RAPPORTO

Scuola, l'allarme Ocse: spesa ferma da 15 anni

 Lettera 43, 25.6.2013

Nonostante «dieci anni di austerità», una spesa per studente sostanzialmente ferma tra il 1995 e il 2010 e un aumento del numero di alunni per docente, la scuola italiana continua a garantire performance stabili in materia di apprendimento.

Inoltre gli insegnanti italiani sono in media più anziani e meno pagati dei colleghi dell'area Ocse.

È questo il verdetto dato dall'Ocse, nel rapporto Education at a glance pubblicato il 25 giugno. L'Italia, scrive l'organizzazione, «è l'unico Paese dell'area Ocse che dal 1995 non ha aumentato la spesa per studente nella scuola primaria e secondaria», cresciuta di appena lo 0,5% in termini reali su 15 anni, contro una media che supera il 60%. La spesa per studente italiana resta comunque appena superiore alla media Ocse per le scuole primarie, e in linea con la media per le secondarie.

INVESTIMENTI UNIVERSITARI +39%, MA SONO PRIVATI. La situazione è opposta, invece, per l'istruzione universitaria, dove l'Italia ha aumentato la spesa complessiva per studente del 39%, contro una media Ocse del 15%. Il merito di questo risultato, sottolinea il rapporto, è però «ampiamente riconducibile» a un incremento «dei finanziamenti provenienti da fonti private», e non dei fondi pubblici destinati al settore. Inoltre, nonostante l'aumento, la spesa per studente universitario in Italia resta inferiore alla media (9.580 dollari contro 13.528).

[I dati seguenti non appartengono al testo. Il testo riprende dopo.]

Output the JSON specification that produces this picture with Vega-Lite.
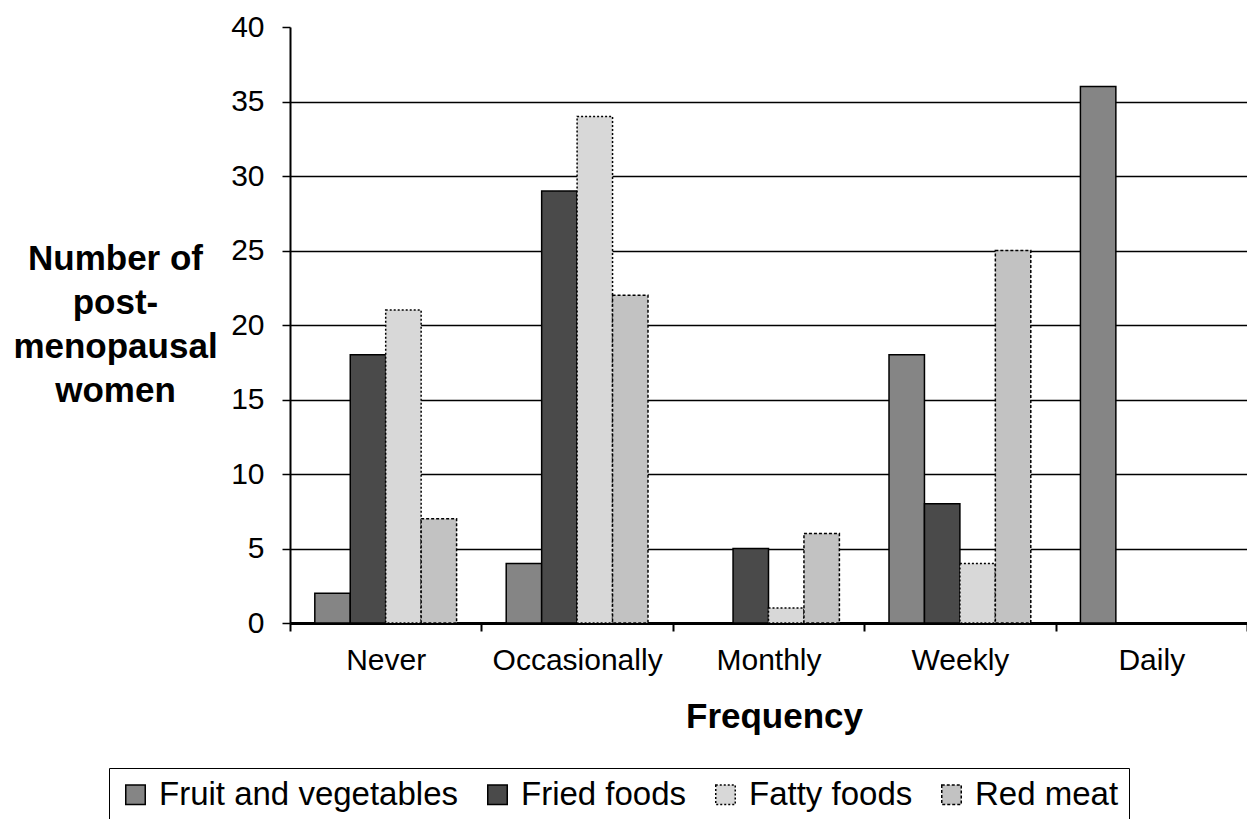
{
  "$schema": "https://vega.github.io/schema/vega-lite/v6.json",
  "width": 957,
  "height": 596,
  "autosize": {"type": "none"},
  "padding": {"left": 290, "top": 27, "right": 0, "bottom": 196},
  "background": "white",
  "config": {
    "font": "Liberation Sans",
    "view": {"stroke": null}
  },
  "data": {
    "values": [
      {"frequency": "Never", "food": "Fruit and vegetables", "count": 2},
      {"frequency": "Never", "food": "Fried foods", "count": 18},
      {"frequency": "Never", "food": "Fatty foods", "count": 21},
      {"frequency": "Never", "food": "Red meat", "count": 7},
      {"frequency": "Occasionally", "food": "Fruit and vegetables", "count": 4},
      {"frequency": "Occasionally", "food": "Fried foods", "count": 29},
      {"frequency": "Occasionally", "food": "Fatty foods", "count": 34},
      {"frequency": "Occasionally", "food": "Red meat", "count": 22},
      {"frequency": "Monthly", "food": "Fruit and vegetables", "count": 0},
      {"frequency": "Monthly", "food": "Fried foods", "count": 5},
      {"frequency": "Monthly", "food": "Fatty foods", "count": 1},
      {"frequency": "Monthly", "food": "Red meat", "count": 6},
      {"frequency": "Weekly", "food": "Fruit and vegetables", "count": 18},
      {"frequency": "Weekly", "food": "Fried foods", "count": 8},
      {"frequency": "Weekly", "food": "Fatty foods", "count": 4},
      {"frequency": "Weekly", "food": "Red meat", "count": 25},
      {"frequency": "Daily", "food": "Fruit and vegetables", "count": 36},
      {"frequency": "Daily", "food": "Fried foods", "count": 0},
      {"frequency": "Daily", "food": "Fatty foods", "count": 0},
      {"frequency": "Daily", "food": "Red meat", "count": 0}
    ]
  },
  "mark": {"type": "bar", "stroke": "black"},
  "encoding": {
    "x": {
      "field": "frequency",
      "type": "nominal",
      "sort": ["Never", "Occasionally", "Monthly", "Weekly", "Daily"],
      "scale": {"paddingInner": 0, "paddingOuter": 0},
      "title": "Frequency",
      "axis": {
        "labelAngle": 0,
        "labelFontSize": 30,
        "labelColor": "black",
        "labelPadding": 14,
        "domainColor": "black",
        "domainWidth": 3,
        "tickBand": "extent",
        "tickColor": "black",
        "tickSize": 8,
        "tickWidth": 2,
        "titleFontSize": 35,
        "titleFontWeight": "bold",
        "titleColor": "black",
        "titleBaseline": "alphabetic",
        "titleY": 104,
        "titleX": 484
      }
    },
    "xOffset": {
      "field": "food",
      "type": "nominal",
      "sort": ["Fruit and vegetables", "Fried foods", "Fatty foods", "Red meat"],
      "scale": {"paddingInner": 0, "paddingOuter": 0.7}
    },
    "y": {
      "field": "count",
      "type": "quantitative",
      "scale": {"domain": [0, 40], "nice": false},
      "title": ["Number of", "post-", "menopausal", "women"],
      "axis": {
        "values": [0, 5, 10, 15, 20, 25, 30, 35, 40],
        "labelFontSize": 30,
        "labelColor": "black",
        "labelPadding": 18,
        "domainColor": "black",
        "domainWidth": 2,
        "tickColor": "black",
        "tickSize": 8,
        "tickWidth": 1.5,
        "grid": true,
        "gridColor": {"condition": {"test": "datum.value === 40", "value": "transparent"}, "value": "black"},
        "gridWidth": 1.5,
        "titleAngle": 0,
        "titleFontSize": 35,
        "titleFontWeight": "bold",
        "titleColor": "black",
        "titleAlign": "center",
        "titleBaseline": "alphabetic",
        "titleX": -175,
        "titleY": 242,
        "titleLineHeight": 44
      }
    },
    "color": {
      "field": "food",
      "type": "nominal",
      "sort": ["Fruit and vegetables", "Fried foods", "Fatty foods", "Red meat"],
      "scale": {
        "domain": ["Fruit and vegetables", "Fried foods", "Fatty foods", "Red meat"],
        "range": ["#858585", "#4a4a4a", "#d8d8d8", "#c2c2c2"]
      },
      "legend": {
        "orient": "none",
        "legendX": -181,
        "legendY": 741,
        "direction": "horizontal",
        "columns": 4,
        "title": null,
        "strokeColor": "black",
        "fillColor": "white",
        "padding": 10,
        "symbolType": "square",
        "symbolSize": 380,
        "symbolStrokeColor": "black",
        "symbolStrokeWidth": 1,
        "labelFontSize": 33,
        "labelColor": "black",
        "labelOffset": 7,
        "labelLimit": 0,
        "columnPadding": 22
      }
    },
    "strokeDash": {
      "field": "food",
      "type": "nominal",
      "scale": {
        "domain": ["Fruit and vegetables", "Fried foods", "Fatty foods", "Red meat"],
        "range": [[1, 0], [1, 0], [2, 2], [3, 2]]
      },
      "legend": null
    },
    "strokeWidth": {
      "field": "food",
      "type": "nominal",
      "scale": {
        "domain": ["Fruit and vegetables", "Fried foods", "Fatty foods", "Red meat"],
        "range": [1.5, 1.5, 1.5, 2.5]
      },
      "legend": null
    }
  }
}
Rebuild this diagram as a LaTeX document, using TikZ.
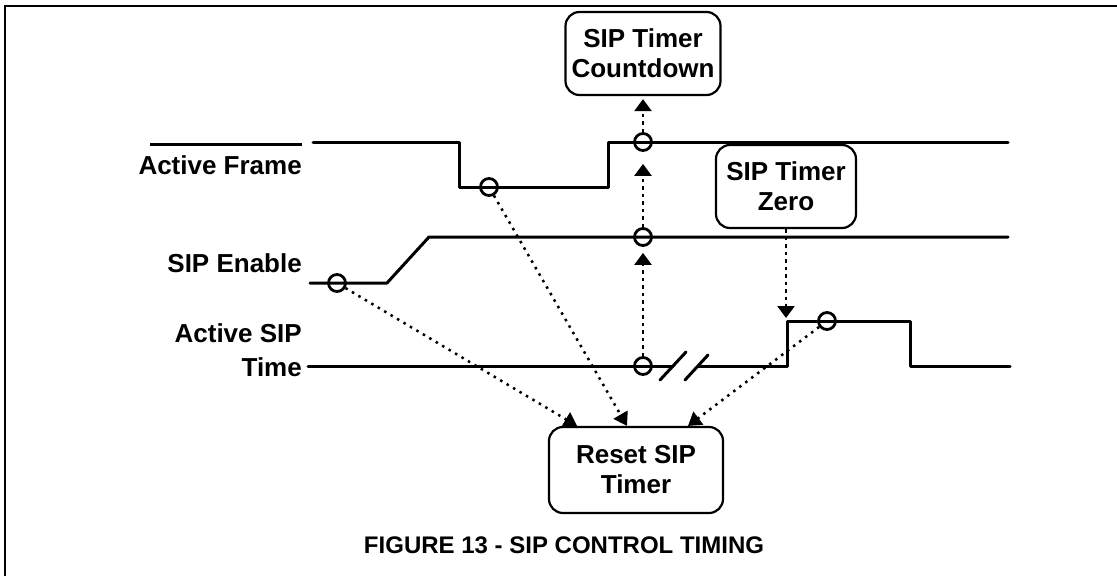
\documentclass[tikz,border=0pt]{standalone}
\usepackage{fontspec}
\setmainfont{Liberation Sans}
\usetikzlibrary{arrows.meta,calc}
\begin{document}
\begin{tikzpicture}[x=1pt,y=-1pt,
  sig/.style={line width=3pt, line cap=round, line join=round},
  lbl/.style={font=\fontsize{26}{34}\selectfont\bfseries, inner sep=0pt},
  box/.style={draw, line width=2.2pt, rounded corners=14pt, align=center,
    font=\fontsize{26}{30}\selectfont\bfseries, inner sep=0pt},
  circ/.style={circle, draw, line width=2.8pt, minimum size=17pt, inner sep=0pt},
  vdot/.style={line width=2.5pt, dash pattern=on 3.5pt off 4pt, -{Triangle[length=12pt,width=17pt]}},
  ddot/.style={line width=2.5pt, dash pattern=on 2.5pt off 5pt, -{Triangle[length=13pt,width=16pt]}}
]
\useasboundingbox (0,0) rectangle (1117,576);
% frame
\draw[line width=2.5pt] (5,576) -- (5,6) -- (1117,6);

% labels
\node[lbl, anchor=base east] (lAF) at (302,174) {Active Frame};
\draw[line width=3pt] (150,144) -- (302,144);
\node[lbl, anchor=base east] (lSE) at (302,272) {SIP Enable};
\node[lbl, anchor=base east, align=right] (lAST) at (302,376) {Active SIP\\Time};

% signals
\draw[sig] (313,142) -- (459,142) -- (459,187) -- (608,187) -- (608,142) -- (1008,142);
\draw[sig] (310,283) -- (387,283) -- (429,237) -- (1008,237);
\draw[sig] (308,366) -- (673,366);
\draw[sig] (698,366) -- (787,366) -- (787,321) -- (910,321) -- (910,366) -- (1010,366);
\draw[sig] (660,380) -- (686,352);
\draw[sig] (685,380) -- (708,355);

% event circles
\node[circ] (c1) at (489,187) {};
\node[circ] (c2) at (643,142) {};
\node[circ] (c3) at (337,283) {};
\node[circ] (c4) at (643,237) {};
\node[circ] (c5) at (643,366) {};
\node[circ] (c6) at (827,321) {};

% boxes
\node[box, minimum width=155pt, minimum height=83pt] (cd) at (643,53.5) {SIP Timer\\Countdown};
\node[box, minimum width=140pt, minimum height=83pt] (zero) at (786,186.5) {SIP Timer\\Zero};
\node[box, minimum width=174pt, minimum height=86pt] (reset) at (636,470) {Reset SIP\\Timer};

% vertical dependencies
\draw[vdot, shorten >=6pt] (c5) -- (c4);
\draw[vdot, shorten >=12pt] (c4) -- (c2);
\draw[vdot, shorten >=3pt] (c2) -- (c2 |- cd.south);
\coordinate (zt) at (786,318);
\draw[vdot] (zero.south) -- (zt);

% reset triggers
\coordinate (r1) at ([xshift=-59pt]reset.north);
\coordinate (r2) at ([xshift=-9pt]reset.north);
\coordinate (r3) at ([xshift=52pt]reset.north);
\draw[ddot] (c3) -- (r1);
\draw[ddot] (c1) -- (r2);
\draw[ddot] (c6) -- (r3);

% caption
\node[font=\fontsize{24}{28}\selectfont\bfseries, anchor=base, inner sep=0pt] (cap) at (564,553) {FIGURE 13 - SIP CONTROL TIMING};
\end{tikzpicture}
\end{document}
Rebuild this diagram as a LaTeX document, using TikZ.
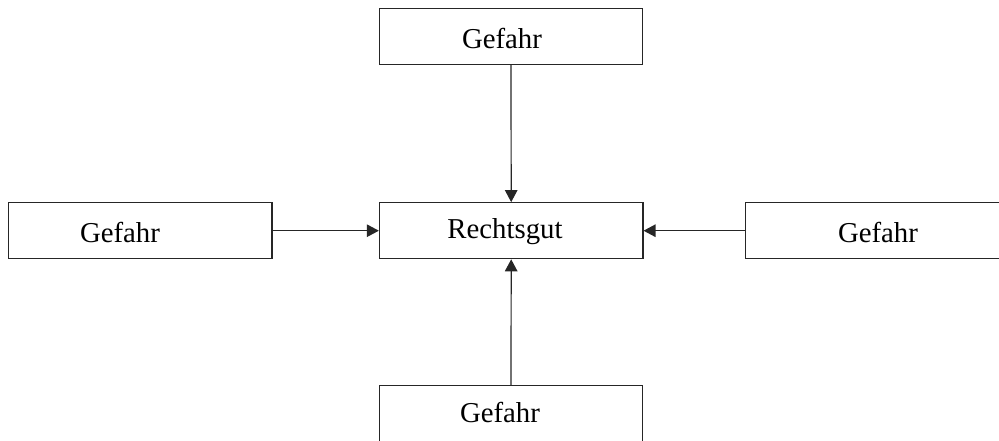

LA LAUREA «PAGA» SEMPRE MENO. Inoltre secondo i dati Ocse in Italia la laurea 'paga' sempre meno in termini di retribuzione: tra i lavoratori 'senior' (55-64 anni) chi ha un titolo universitario guadagna in media il 68% in più di chi ne ha uno secondario superiore, ma tra i lavoratori under 35 la differenza scende al 22%. Di conseguenza, cala anche l'interesse dei più giovani a intraprendere un percorso accademico, e in parallelo il tasso di ingresso nelle università, che era invece aumentato nello scorso decennio, balzando dal 39% nel 2000 al 50% nel 2002 e al 56% nel 2006. Occorre quindi interrogarsi, su «quanto l'università sia stata capace di rispondere ai bisogni di questo nuovo pubblico. Ad un certo punto, era stata percepita come un veicolo di promozione. Ma oggi, in un momento di crisi in cui potrebbe e dovrebbe accompagnare il Paese verso un tessuto economico a maggior valore aggiunto, l'università viene sempre più vista come qualcosa di abbastanza irrilevante, che non offre miglioramenti».
 

Classi più numerose ma l'apprendimento non ne risente

Tra il 2005 e il 2010 inoltre, ha riportato sempre l'Ocse, sono stati «conseguiti risparmi nei settori dell'istruzione primaria e secondaria di primo grado aumentando il numero di studenti per insegnante», in particolare attraverso «un moderato aumento del numero di ore annue di insegnamento» per i docenti, e «una simultanea diminuzione delle ore di istruzione per gli studenti». Tale cambiamento, ha sottolineato l'organizzazione parigina, non ha «compromesso i risultati dell'apprendimento», misurati dai test Pisa, che restano «stabili nelle competenze di lettura (rispetto al 2000) e sono migliorati significativamente in matematica (dal 2003) e in scienze (2006)».

DOCENTI ANZIANI E MAL PAGATI. «L'Italia dispone del corpo insegnante più anziano tra i Paesi dell'Ocse», ha spiegato inoltre lo studio, secondo cui nel 2011, il 47,6% dei maestri elementari, il 61% dei professori delle medie inferiori e il 62,5% di quelli delle superiori aveva più di 50 anni. Sul fronte della retribuzione, i docenti italiani percepiscono salari che «tendono a essere inferiori rispetto alla maggior parte dei Paesi dell'Ocse». Tale differenza è limitata a inizio carriera (29.418 dollari per un prof italiano, contro 31.348 di media dei 34 membri dell'organizzazione), ma si amplia con il procedere dell'esperienza lavorativa (36.928 dollari per un prof italiano con 15 anni di anzianità, contro 41.665 di media Ocse).